Short exercise: In the lines below, output everything from the first line through the line containing "som_alk = [4.71, 4.52, 4.32, 4.25]" exactly as it is. Pictures are not part of the output.

Data section:

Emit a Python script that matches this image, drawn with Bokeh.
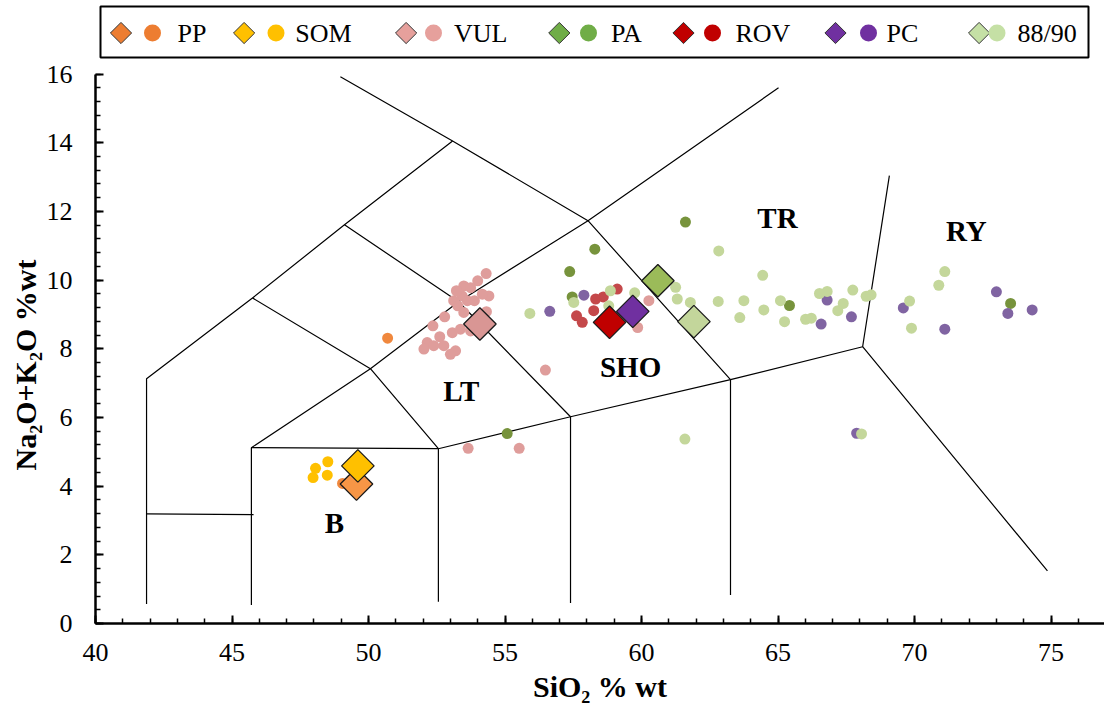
import numpy as np
from bokeh.plotting import figure
from bokeh.models import FixedTicker, Range1d, Title
from bokeh.embed import file_html
from bokeh.resources import INLINE
from bokeh.core.properties import value

# ---------------- data (SiO2 % wt, Na2O+K2O % wt) ----------------
series_names = ["PP", "SOM", "VUL", "PA", "ROV", "PC", "88/90"]

pp_sio2 = [50.70, 49.05]
pp_alk = [8.31, 4.08]

som_sio2 = [48.51, 48.06, 48.49, 47.97]
som_alk = [4.71, 4.52, 4.32, 4.25]

vul_sio2 = [54.31, 54.00, 53.49, 54.41, 54.17, 53.43, 53.12, 53.62, 53.27, 53.49,
            54.32, 52.79, 52.36, 53.07, 53.37, 52.61, 52.15, 52.39, 52.76, 53.19,
            53.00, 52.03, 53.74, 56.48, 53.65, 55.52, 60.27, 59.86, 53.74, 53.88,
            53.22]
vul_alk = [10.19, 9.98, 9.83, 9.54, 9.59, 9.54, 9.40, 9.40, 9.25, 9.06,
           9.08, 8.93, 8.67, 8.47, 8.57, 8.35, 8.18, 8.09, 8.09, 7.94,
           7.84, 7.99, 8.52, 7.38, 5.10, 5.10, 9.40, 8.62, 9.78, 9.40,
           9.69]

pa_sio2 = [58.29, 57.37, 57.46, 61.61, 65.42, 73.52, 55.08]
pa_alk = [10.90, 10.25, 9.51, 11.69, 9.26, 9.32, 5.53]

rov_sio2 = [59.11, 58.60, 58.32, 58.25, 57.62, 57.83]
rov_alk = [9.74, 9.51, 9.45, 9.11, 8.96, 8.77]

pc_sio2 = [57.89, 56.64, 66.80, 66.58, 67.69, 69.59, 71.11, 73.00, 73.42, 74.31, 67.88]
pc_alk = [9.56, 9.09, 9.42, 8.72, 8.93, 9.19, 8.57, 9.66, 9.03, 9.13, 5.54]

s8890_sio2 = [55.91, 58.86, 57.52, 58.80, 59.75, 61.25, 61.31, 61.79, 62.83, 62.81,
              64.44, 63.75, 63.60, 64.48, 65.09, 65.24, 66.01, 66.22, 66.52, 66.80,
              67.19, 67.39, 67.74, 68.23, 68.41, 69.82, 69.89, 70.89, 71.11, 61.59,
              68.06]
s8890_alk = [9.03, 9.69, 9.35, 9.25, 9.63, 9.79, 9.45, 9.35, 10.85, 9.38,
             10.14, 9.40, 8.91, 9.13, 9.40, 8.79, 8.86, 8.89, 9.61, 9.67,
             9.11, 9.32, 9.71, 9.53, 9.57, 9.39, 8.60, 9.85, 10.25, 5.37,
             5.52]

# mean composition of each group (diamonds)
mean_sio2 = [49.56, 49.61, 54.08, 60.60, 58.83, 59.68, 61.92]
mean_alk = [4.06, 4.59, 8.72, 9.98, 8.77, 9.09, 8.79]

x_tick_values = [40, 45, 50, 55, 60, 65, 70, 75]
y_tick_values = [0, 2, 4, 6, 8, 10, 12, 14, 16]

field_names = ["TR", "RY", "SHO", "LT", "B"]
field_sio2 = [64.98, 71.90, 59.60, 53.40, 48.75]
field_alk = [11.81, 11.43, 7.47, 6.77, 2.94]

# TAS classification boundaries (as drawn)
boundary_sio2 = [
    [41.87, 41.87, 45.75, 49.12, 53.08],
    [48.97, 53.08, 58.04, 63.26],
    [41.87, 45.79],
    [45.71, 45.71, 52.56, 57.40, 63.26, 68.10, 74.87],
    [45.71, 50.07, 53.30, 58.04, 65.02],
    [45.75, 50.07, 52.56],
    [49.12, 53.30, 57.40],
    [52.56, 52.56],
    [57.40, 57.40],
    [63.26, 63.26],
    [68.10, 69.08],
]
boundary_alk = [
    [0.57, 7.13, 9.48, 11.61, 14.05],
    [15.92, 14.05, 11.73, 7.10],
    [3.19, 3.17],
    [0.54, 5.12, 5.09, 6.02, 7.10, 8.06, 1.53],
    [5.12, 7.42, 9.37, 11.73, 15.60],
    [9.48, 7.42, 5.09],
    [11.61, 9.37, 6.02],
    [5.09, 0.63],
    [6.02, 0.60],
    [7.10, 0.83],
    [8.06, 13.04],
]

# ---------------- styles / layout ----------------
circle_colors = ["#F0883E", "#FFC000", "#DF9D9B", "#77933C", "#C4484A", "#8064A2", "#C4D79B"]
diamond_colors = ["#F79646", "#FFC000", "#D99694", "#9BBB59", "#C00000", "#7030A0", "#C3D69B"]
legend_colors = ["#ED7D31", "#FFC000", "#E6A09C", "#70AD47", "#C00000", "#7030A0", "#C5E0A5"]

W, H = 1104, 724
FRAME_LEFT, FRAME_BOTTOM = 95, 623
PX_X, PX_Y = 27.3, 34.34   # pixels per data unit


def dx(px):
    return 40 + (px - FRAME_LEFT) / PX_X


def dy(py):
    return (FRAME_BOTTOM - py) / PX_Y


FONT = "Liberation Serif"

p = figure(width=W, height=H, output_backend="svg", toolbar_location=None,
           x_range=Range1d(40, dx(W)), y_range=Range1d(0, dy(0)),
           min_border_left=FRAME_LEFT, min_border_right=0, min_border_top=0,
           min_border_bottom=H - FRAME_BOTTOM,
           outline_line_color=None, background_fill_color="white",
           border_fill_color="white")
p.grid.visible = False

# axes
p.xaxis.ticker = FixedTicker(ticks=x_tick_values,
                             minor_ticks=list(range(x_tick_values[0], 77)))
p.yaxis.ticker = FixedTicker(ticks=y_tick_values,
                             minor_ticks=[round(v * 0.4, 1) for v in range(0, 41)])
p.yaxis.bounds = (y_tick_values[0], y_tick_values[-1])
for ax in (p.xaxis[0], p.yaxis[0]):
    ax.axis_line_color = "black"
    ax.axis_line_width = 2.5
    ax.major_tick_in = 8
    ax.major_tick_out = 0
    ax.minor_tick_in = 5
    ax.minor_tick_out = 0
    ax.major_tick_line_width = 2
    ax.minor_tick_line_width = 1.5
    ax.major_tick_line_color = "black"
    ax.minor_tick_line_color = "black"
    ax.major_label_text_font = FONT
    ax.major_label_text_font_size = "26px"
    ax.major_label_text_color = "black"
p.yaxis.major_label_standoff = 23
p.xaxis.major_label_standoff = 20
p.xaxis.axis_label = "SiO\u2082 % wt"
p.xaxis.axis_label_text_font = FONT
p.xaxis.axis_label_text_font_style = "bold"
p.xaxis.axis_label_text_font_size = "30px"
p.xaxis.axis_label_text_color = "black"
p.xaxis.axis_label_standoff = 6

ytitle = Title(text="Na\u2082O+K\u2082O %wt", align="left", offset=153,
               text_font=FONT, text_font_style="bold", text_font_size="30px",
               text_color="black", standoff=4)
p.add_layout(ytitle, "left")

# classification boundaries
p.multi_line(xs=boundary_sio2, ys=boundary_alk, line_color="black", line_width=1.2)

# field names
p.text(x=field_sio2, y=field_alk, text=field_names, text_align="center",
       text_baseline="middle", text_font=value(FONT), text_font_style="bold",
       text_font_size=value("29px"), text_color="black")

# sample points
groups_x = [pp_sio2, som_sio2, vul_sio2, pa_sio2, rov_sio2, pc_sio2, s8890_sio2]
groups_y = [pp_alk, som_alk, vul_alk, pa_alk, rov_alk, pc_alk, s8890_alk]
for gx, gy, c in zip(groups_x, groups_y, circle_colors):
    p.scatter(x=gx, y=gy, marker="circle", size=11, fill_color=c, line_color=None)

# group means (diamonds)
for i in range(len(series_names)):
    p.scatter(x=[mean_sio2[i]], y=[mean_alk[i]], marker="square", angle=np.pi / 4,
              size=23, fill_color=diamond_colors[i], line_color="#1a1a1a", line_width=1.3)

# ---------------- legend (drawn at top) ----------------
leg_box = (100, 1088, 6, 57)
leg_cy = 32.5
leg_diamond_px = [120.5, 243.6, 405.6, 558.8, 683, 835, 978.6]
leg_circle_px = [152, 275.5, 433, 588, 712, 868, 996.5]
leg_text_px = [177, 294.7, 453.5, 610.5, 735, 886, 1017]

p.quad(left=[dx(leg_box[0])], right=[dx(leg_box[1])], top=[dy(leg_box[2])],
       bottom=[dy(leg_box[3])], fill_color="white", line_color="black", line_width=2)
p.scatter(x=[dx(v) for v in leg_diamond_px], y=[dy(leg_cy)] * 7, marker="square",
          angle=np.pi / 4, size=15, fill_color=legend_colors, line_color="#333333",
          line_width=1)
p.scatter(x=[dx(v) for v in leg_circle_px], y=[dy(leg_cy)] * 7, marker="circle",
          size=17, fill_color=legend_colors, line_color=None)
p.text(x=[dx(v) for v in leg_text_px], y=[dy(leg_cy)] * 7, text=series_names,
       text_align="left", text_baseline="middle", text_font=value(FONT),
       text_font_size=value("26px"), text_color="black")

open("out.html", "w").write(file_html(p, INLINE))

Answer below:
Emit a Python script that matches this image, drawn with Bokeh.
import numpy as np
from bokeh.plotting import figure
from bokeh.models import FixedTicker, Range1d, Title
from bokeh.embed import file_html
from bokeh.resources import INLINE
from bokeh.core.properties import value

# ---------------- data (SiO2 % wt, Na2O+K2O % wt) ----------------
series_names = ["PP", "SOM", "VUL", "PA", "ROV", "PC", "88/90"]

pp_sio2 = [50.70, 49.05]
pp_alk = [8.31, 4.08]

som_sio2 = [48.51, 48.06, 48.49, 47.97]
som_alk = [4.71, 4.52, 4.32, 4.25]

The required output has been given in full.